Dans cet amour, Marie aime tout et tous, rien ni personne ne lui est indifférent. Or, si Jésus est le Verbe, Marie reçoit, par son fils divin, ce rôle maternel avec lequel elle accompagne la vie de son fils. Cet ensemble de relations entre Marie et les personnes divines a été reconnu par l’Eglise sous le titre « Théotokos » (du grec Θεοτόκος, « qui a enfanté Dieu »). Dans ce sens, l’Esprit appartient à la structure de l’Incarnation et Marie est conçue comme œuvre du Saint Esprit : cet œuvre de l’Esprit doit être comprise dans la mesure où l’action par laquelle le Verbe devient moyen de révélation de l’amour trinitaire pour l’humanité est le résultat de l’Esprit d’amour présent dans l’humanité de Jésus et le Verbe obéissant et sa volonté de communion.

La virginité de Marie peut être comprise sur la base de sa personne et de sa tâche. Tandis que la maternité est le résultat d’une mission qui fait adhérer Marie au Christ, la virginité est le résultat d’une communion où Marie se remet à Dieu. Cette virginité n’est pas qu’un fait biologique, mais surtout spirituel.

La troisième vérité mariale concerne le dogme de l’Immaculée Conception ; ce dogme est peut-être la précision la plus élevée des rapports entre Christ et Marie et fait en sorte que sa grandeur éclaircisse le rôle unique de Christ Sauveur. La quatrième vérité mariale est sa glorification : le sens de cette vérité consiste à souligner la splendeur de son œuvre salvifique pour l’humanité. La dernière vérité mariale est la coopération maternelle de Marie à l’œuvre salvifique du Christ. Elle accueilli sa sanctification et sa consécration mais ce n’est pas elle qui la demande. Cet aspect n’empêche pas que Marie maintienne un rôle spécial par rapport à l’humanité : pour elle, la sanctification est la synthèse de la capacité humaine de répondre à Dieu. Les difficultés de la vie renforcent le besoin de se remettre à la protection divine et Marie en est la médiatrice naturelle.
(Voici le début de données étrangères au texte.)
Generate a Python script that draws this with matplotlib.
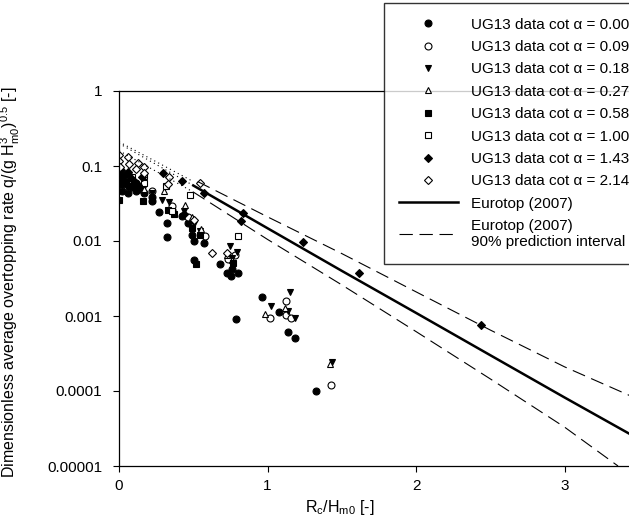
import matplotlib
matplotlib.use('Agg')
import matplotlib.pyplot as plt
import numpy as np

plt.rcParams['font.family'] = 'Liberation Sans'
plt.rcParams['mathtext.fontset'] = 'custom'
plt.rcParams['mathtext.rm'] = 'Liberation Sans'
plt.rcParams['mathtext.it'] = 'Liberation Sans'

# UG13 data (Rc/Hm0, dimensionless q)
x_000 = [0.008, 0.02, 0.062, 0.116, 0.17, 0.219, 0.219, 0.267, 0.321, 0.321, 0.36, 0.427, 0.467,
         0.508, 0.572, 0.494, 0.678, 0.726, 0.753, 0.764, 0.802, 0.961, 0.791, 1.080, 1.137, 1.188,
         1.329, 0.508, 0.04, 0.09, 0.14, 0.005]
y_000 = [0.064, 0.047, 0.044, 0.047, 0.044, 0.039, 0.034, 0.024, 0.0175, 0.0114, 0.026, 0.0216, 0.0175,
         0.010, 0.0093, 0.0122, 0.0049, 0.0037, 0.0034, 0.0042, 0.0038, 0.0018, 0.00092, 0.00114, 0.00062,
         0.00051, 0.0001, 0.0055, 0.058, 0.052, 0.050, 0.075]
x_009 = [0.003, 0.062, 0.116, 0.224, 0.36, 0.467, 0.581, 0.737, 0.778, 1.018, 1.123, 1.126, 1.158, 1.429]
y_009 = [0.086, 0.078, 0.060, 0.046, 0.029, 0.021, 0.0115, 0.0057, 0.0066, 0.00094, 0.00104, 0.0016,
         0.00094, 0.00012]
x_018 = [0.008, 0.057, 0.17, 0.224, 0.292, 0.338, 0.435, 0.508, 0.548, 0.745, 0.797, 0.764, 1.026,
         1.150, 1.137, 1.183, 1.437, 0.03, 0.1]
y_018 = [0.074, 0.060, 0.052, 0.043, 0.035, 0.033, 0.025, 0.0167, 0.0137, 0.0086, 0.0071, 0.006,
         0.00136, 0.0021, 0.00118, 0.00094, 0.00024, 0.068, 0.058]
x_027 = [0.003, 0.076, 0.17, 0.305, 0.446, 0.489, 0.554, 0.724, 0.759, 0.98, 1.12, 1.423]
y_027 = [0.064, 0.064, 0.050, 0.047, 0.030, 0.0212, 0.0146, 0.0065, 0.0055, 0.00106, 0.00128, 0.00023]
x_058 = [0.003, 0.008, 0.068, 0.162, 0.219, 0.327, 0.373, 0.491, 0.521, 0.548, 0.77, 0.02, 0.05]
y_058 = [0.035, 0.058, 0.054, 0.034, 0.035, 0.026, 0.023, 0.015, 0.005, 0.0122, 0.0051, 0.068, 0.062]
x_100 = [0.003, 0.089, 0.165, 0.17, 0.319, 0.481, 0.799, 0.36]
y_100 = [0.090, 0.072, 0.059, 0.074, 0.054, 0.041, 0.0117, 0.025]
x_143 = [0.003, 0.035, 0.103, 0.157, 0.294, 0.424, 0.57, 0.837, 0.821, 1.24, 1.618, 2.44, 0.13, 0.44,
         0.015, 0.06, 0.08]
y_143 = [0.078, 0.074, 0.064, 0.072, 0.081, 0.064, 0.044, 0.0237, 0.0185, 0.0098, 0.0038, 0.00075,
         0.055, 0.023, 0.088, 0.082, 0.070]
x_214 = [0.003, 0.003, 0.008, 0.062, 0.068, 0.13, 0.116, 0.165, 0.17, 0.335, 0.327, 0.543, 0.629,
         0.724, 0.508]
y_214 = [0.142, 0.118, 0.096, 0.131, 0.106, 0.108, 0.091, 0.096, 0.080, 0.072, 0.057, 0.059, 0.0069,
         0.0070, 0.019]

# Eurotop (2007) line and 90% prediction interval
x_mid = [0.5, 1.0, 1.5, 2.0, 2.5, 3.0, 3.45]
y_mid = [0.055, 0.0148, 0.0040, 0.0011, 0.00030, 8.2e-5, 2.6e-5]
x_up = [0.53, 1.0, 1.5, 2.0, 2.5, 3.0, 3.45]
y_up = [0.062, 0.021, 0.0068, 0.0021, 0.00065, 0.00021, 8.5e-5]
x_lo = [0.5, 1.0, 1.5, 2.0, 2.5, 3.0, 3.36]
y_lo = [0.045, 0.0105, 0.0026, 0.00062, 0.000145, 3.3e-5, 1.0e-5]
# dotted extension towards Rc/Hm0 = 0
x_dot = [0.0, 0.5]
y_dot_mid = [0.20, 0.055]
y_dot_up = [0.21, 0.062]
y_dot_lo = [0.16, 0.045]

yticks = [1, 0.1, 0.01, 0.001, 0.0001, 0.00001]
ytick_labels = ['1', '0.1', '0.01', '0.001', '0.0001', '0.00001']

fig = plt.figure(figsize=(6.29, 5.24), dpi=100)
ax = fig.add_axes([119/629, 58/524, 510/629, 375/524])

ms = 5
series = [
    (x_000, y_000, 'o', 'k', r'UG13 data cot α = 0.00'),
    (x_009, y_009, 'o', 'w', r'UG13 data cot α = 0.09'),
    (x_018, y_018, 'v', 'k', r'UG13 data cot α = 0.18'),
    (x_027, y_027, '^', 'w', r'UG13 data cot α = 0.27'),
    (x_058, y_058, 's', 'k', r'UG13 data cot α = 0.58'),
    (x_100, y_100, 's', 'w', r'UG13 data cot α = 1.00'),
    (x_143, y_143, 'D', 'k', r'UG13 data cot α = 1.43'),
    (x_214, y_214, 'D', 'w', r'UG13 data cot α = 2.14'),
]
for xs, ys, m, fc, lab in series:
    size = ms - 0.8 if m in ('D', 's') else ms
    ax.plot(xs, ys, ls='none', marker=m, mfc=fc, mec='k', mew=0.8, ms=size, label=lab)

ax.plot(x_mid, y_mid, color='k', lw=1.8, label='Eurotop (2007)')
ax.plot(x_up, y_up, color='k', lw=0.8, dashes=(12, 6),
        label='Eurotop (2007)\n90% prediction interval')
ax.plot(x_lo, y_lo, color='k', lw=0.8, dashes=(12, 6))
for yd in (y_dot_mid, y_dot_up, y_dot_lo):
    ax.plot(x_dot, yd, color='k', lw=0.8, ls=(0, (1, 3)))

ax.set_yscale('log')
ax.set_ylim(1e-5, 1)
ax.set_xlim(0, 3.434)
ax.set_yticks(yticks)
ax.set_yticklabels(ytick_labels)
ax.minorticks_off()
ax.set_xticks([0, 1, 2, 3])
ax.set_xticklabels(['0', '1', '2', '3'])
ax.tick_params(direction='out', length=4, width=0.8, labelsize=11)
ax.tick_params(axis='y', pad=8)
ax.tick_params(axis='x', pad=5)
ax.spines['right'].set_visible(False)
for s in ['left', 'bottom', 'top']:
    ax.spines[s].set_linewidth(0.9)

ax.set_xlabel(r'R$_\mathrm{c}$/H$_\mathrm{m0}$ [-]', fontsize=11.5)
ax.xaxis.set_label_coords(221/510, -0.085)
ax.set_ylabel(r'Dimensionless average overtopping rate q/(g H$^{3}_{\mathrm{m0}}$)$^{0.5}$ [-]',
              fontsize=11.5)
ax.yaxis.set_label_coords(-0.19, 0.49)

leg = fig.legend(loc='upper left', bbox_to_anchor=(384/629, 1 - 3/524), fontsize=11,
                 frameon=True, fancybox=False, edgecolor='k', borderaxespad=0,
                 handlelength=3.9, handletextpad=0.85, borderpad=0.95, labelspacing=0.55)
leg.get_frame().set_linewidth(1.0)

fig.savefig('out.png', dpi=100)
La prière du rosaire et celle du « Je vous salue Marie », le pèlerinage sont des gestes spontanés d’une religiosité  populaire dans lesquels la spiritualité mariale s’entrelace avec les inquiétudes de la vie.

Dans ce contexte, Marie est conçue comme une personne toujours prête à intervenir dans l’histoire des hommes, dès que ses enfants l’invoquent.